Updated 

Tuberculosis deaths raise exposure concerns at Las Vegas Valley hospitals


More than 200 people have been tested for tuberculosis and that number could double as the Southern Nevada Health District widens its investigation into a case of the infectious disease that killed a mother and her child, who died at a Las Vegas hospital.

Local health officials said Monday they were contacting others who should be tested for TB. By evening, staff had reached about half the parents of 140 infants who could have been exposed while in Summerlin Hospital Medical Center’s Level III neonatal intensive care unit from May 11 to Aug. 8.

An August report from the Health District says a woman who gave birth to premature twins in Clark County died from TB in July at a Southern California hospital. One twin died in June from “respiratory failure due to extreme prematurity,” according to the report.

The other twin lived until August, the report says, but succumbed to TB. The Health District did not name the woman or her babies in the report and a spokeswoman said the agency wouldn’t identify them because of privacy concerns.

Clark County coroner’s office records say 21-day-old Emma White died June 1 because she was extremely premature and her respiratory system failed. Records say 2-month-old Abigail White died Aug. 1 from tuberculosis.

The Health District got notice of the mother’s July death and informed Summerlin Hospital about the tuberculosis risk, said Dr. Joseph Iser, the district’s chief health officer. NICU staff immediately isolated the living twin from other babies in the unit for testing. Results came back positive for pulmonary tuberculosis. That means bacteria are spread through the lungs — by coughing, talking or sneezing.

The mother gave the baby TB, Iser said, either while in the womb or while giving birth.

Medical personnel didn’t test the twin who died in June for TB because it wasn’t a suspected cause at the time.

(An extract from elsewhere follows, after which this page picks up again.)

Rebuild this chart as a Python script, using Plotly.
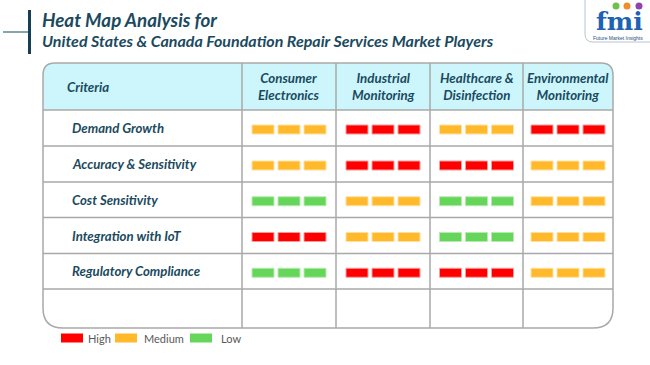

As of Aug. 22, the date of the Health District’s report, 155 Summerlin Hospital staffers and at least 69 friends and family members of the mother had been tested for TB. By Monday, Iser said the Health District, with assistance from the Centers for Disease Control and Prevention, was pushing for additional testing out of “an abundance of caution.”

“I don’t believe that we’ll have many — if any — exposures that turn out to be positive for tuberculosis,” Iser said. Someone who visited Summerlin Hospital a few times while the infected baby was there probably is not at risk, Iser said.

At least one NICU staffer was infected, Iser said, but has since recovered.

The Health District’s August report said the mother of the twins gave birth at a Clark County hospital, but did not identify the facility. A Health District spokeswoman said those who came in contact with the mother at that site also would be urged to take TB tests.

About 400 babies a year enter Summerlin Hospital’s Level III NICU, according to the Valley Health System, which operates five medical centers in the Las Vegas Valley. The hospital stressed Monday that it takes multiple levels of precautions against spreading germs, including washing hands, wearing protective gowns, gloves and masks and rigorous cleaning and disinfecting.

“People with infectious diseases may visit many places until they are diagnosed and hospitalized,” said Robert Freymuller, CEO and managing director of Summerlin Hospital, in a prepared statement.

Tuberculosis spreads with prolonged contact in close quarters, such as classrooms, homeless shelters or jails.

Allison Newlon Moser, executive director of the American Lung Association in Nevada, said many people carry a latent, or dormant, case of tuberculosis. It’s similar to people who break out with chickenpox — they may never show symptoms again but still carry the virus that causes it.

The Atlanta-based media team for the CDC’s infectious disease team, which investigates tuberculosis outbreaks, is on furlough now along with about two-thirds of the center’s 13,000 employees. That’s because of the federal government shutdown. A worker who answered another CDC information line couldn’t confirm whether federal workers were working on the Las Vegas-area case.

Review-Journal writer Wesley Juhl contributed to this report.